Plotting code records
++++++++++++++++++++

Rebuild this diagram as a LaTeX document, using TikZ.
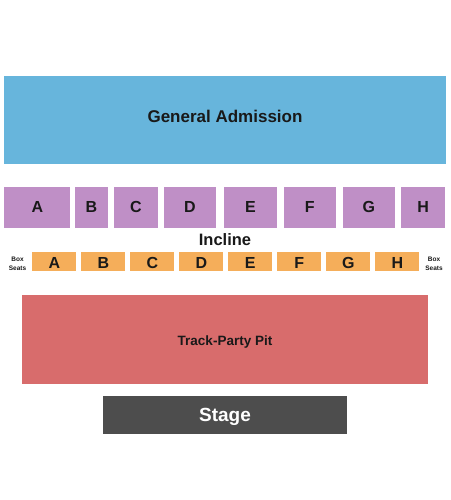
\documentclass[tikz,border=0pt]{standalone}
\usepackage{fontspec}
\setmainfont{Liberation Sans}
\begin{document}
\begin{tikzpicture}[x=1pt,y=-1pt,
  lbl/.style={inner sep=0pt,anchor=base,font=\bfseries,text=black!90}]
\definecolor{gacol}{HTML}{67B5DC}
\definecolor{inccol}{HTML}{BF8FC6}
\definecolor{boxcol}{HTML}{F5AE5A}
\definecolor{pitcol}{HTML}{D86C6C}
\definecolor{stagecol}{HTML}{4D4D4D}
\useasboundingbox (0,0) rectangle (450,500);
% General Admission
\fill[gacol] (4,76) rectangle (446,164);
\node[lbl,font=\bfseries\fontsize{17}{20}\selectfont] (ga) at (225,122.5) {General Admission};
% Incline row
\foreach \n/\a/\b in {A/4.3/70.3, B/75.3/107.7, C/114/158, D/163.7/216, E/224/277, F/284/335.7, G/343/394.7, H/401/445.3}{
  \fill[inccol] (\a,186.7) rectangle (\b,227.7);
  \node[lbl,font=\bfseries\fontsize{16}{18}\selectfont] (inc\n) at ({(\a+\b)/2},212.5) {\n};
}
\node[lbl,font=\bfseries\fontsize{16.5}{19}\selectfont] (incline) at (225,245.3) {Incline};
% Box seats row
\foreach \n [count=\i from 0] in {A,B,C,D,E,F,G,H}{
  \pgfmathsetmacro{\xa}{32.3+49*\i}
  \fill[boxcol] (\xa,252.3) rectangle (\xa+44,271);
  \node[lbl,font=\bfseries\fontsize{16}{18}\selectfont] (box\n) at (\xa+22,268) {\n};
}
\node[lbl,font=\bfseries\fontsize{6.5}{9.5}\selectfont] (bsl1) at (17.5,261) {Box};
\node[lbl,font=\bfseries\fontsize{6.5}{9.5}\selectfont] (bsl2) at (17.5,270.7) {Seats};
\node[lbl,font=\bfseries\fontsize{6.5}{9.5}\selectfont] (bsr1) at (434,261) {Box};
\node[lbl,font=\bfseries\fontsize{6.5}{9.5}\selectfont] (bsr2) at (434,270.7) {Seats};
% Track-Party Pit
\fill[pitcol] (22.3,295.3) rectangle (428.3,384);
\node[lbl,font=\bfseries\fontsize{13.5}{16}\selectfont] (pit) at (225,345) {Track-Party Pit};
% Stage
\fill[stagecol] (103,395.7) rectangle (347,433.7);
\node[lbl,text=white,font=\bfseries\fontsize{19}{22}\selectfont] (stage) at (225,421.5) {Stage};
\end{tikzpicture}
\end{document}
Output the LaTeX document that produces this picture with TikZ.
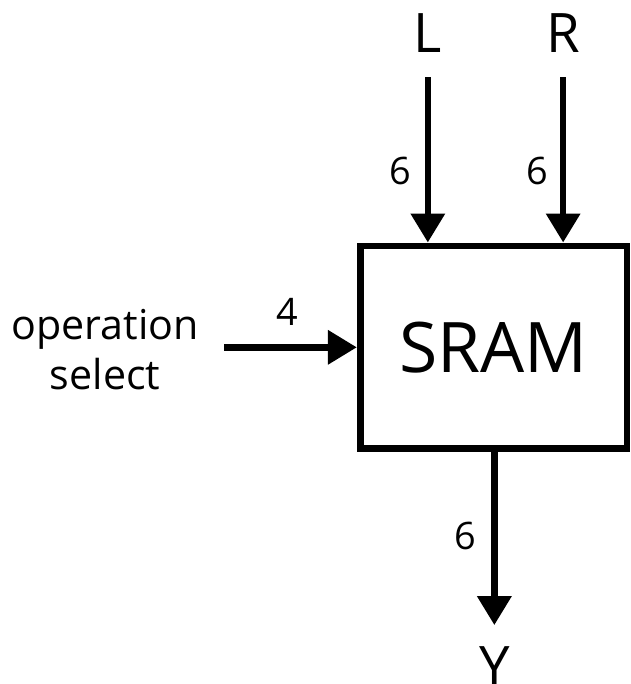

++++++++++++++++++++

▶ [INSTRUCTIONS TO FOLLOW] Your copy should match the records word for word, with the pictures removed.

▶ [RESULT OF THE TASK]
Rebuild this diagram as a LaTeX document, using TikZ.
\documentclass[tikz,border=0pt]{standalone}
\usepackage{fontspec}
\setmainfont{Liberation Sans}
\begin{document}
\begin{tikzpicture}[x=1pt,y=-1pt,
  lbl/.style={inner sep=0pt,anchor=base,font=\bfseries,text=black!90}]
\definecolor{gacol}{HTML}{67B5DC}
\definecolor{inccol}{HTML}{BF8FC6}
\definecolor{boxcol}{HTML}{F5AE5A}
\definecolor{pitcol}{HTML}{D86C6C}
\definecolor{stagecol}{HTML}{4D4D4D}
\useasboundingbox (0,0) rectangle (450,500);
% General Admission
\fill[gacol] (4,76) rectangle (446,164);
\node[lbl,font=\bfseries\fontsize{17}{20}\selectfont] (ga) at (225,122.5) {General Admission};
% Incline row
\foreach \n/\a/\b in {A/4.3/70.3, B/75.3/107.7, C/114/158, D/163.7/216, E/224/277, F/284/335.7, G/343/394.7, H/401/445.3}{
  \fill[inccol] (\a,186.7) rectangle (\b,227.7);
  \node[lbl,font=\bfseries\fontsize{16}{18}\selectfont] (inc\n) at ({(\a+\b)/2},212.5) {\n};
}
\node[lbl,font=\bfseries\fontsize{16.5}{19}\selectfont] (incline) at (225,245.3) {Incline};
% Box seats row
\foreach \n [count=\i from 0] in {A,B,C,D,E,F,G,H}{
  \pgfmathsetmacro{\xa}{32.3+49*\i}
  \fill[boxcol] (\xa,252.3) rectangle (\xa+44,271);
  \node[lbl,font=\bfseries\fontsize{16}{18}\selectfont] (box\n) at (\xa+22,268) {\n};
}
\node[lbl,font=\bfseries\fontsize{6.5}{9.5}\selectfont] (bsl1) at (17.5,261) {Box};
\node[lbl,font=\bfseries\fontsize{6.5}{9.5}\selectfont] (bsl2) at (17.5,270.7) {Seats};
\node[lbl,font=\bfseries\fontsize{6.5}{9.5}\selectfont] (bsr1) at (434,261) {Box};
\node[lbl,font=\bfseries\fontsize{6.5}{9.5}\selectfont] (bsr2) at (434,270.7) {Seats};
% Track-Party Pit
\fill[pitcol] (22.3,295.3) rectangle (428.3,384);
\node[lbl,font=\bfseries\fontsize{13.5}{16}\selectfont] (pit) at (225,345) {Track-Party Pit};
% Stage
\fill[stagecol] (103,395.7) rectangle (347,433.7);
\node[lbl,text=white,font=\bfseries\fontsize{19}{22}\selectfont] (stage) at (225,421.5) {Stage};
\end{tikzpicture}
\end{document}
Output the LaTeX document that produces this picture with TikZ.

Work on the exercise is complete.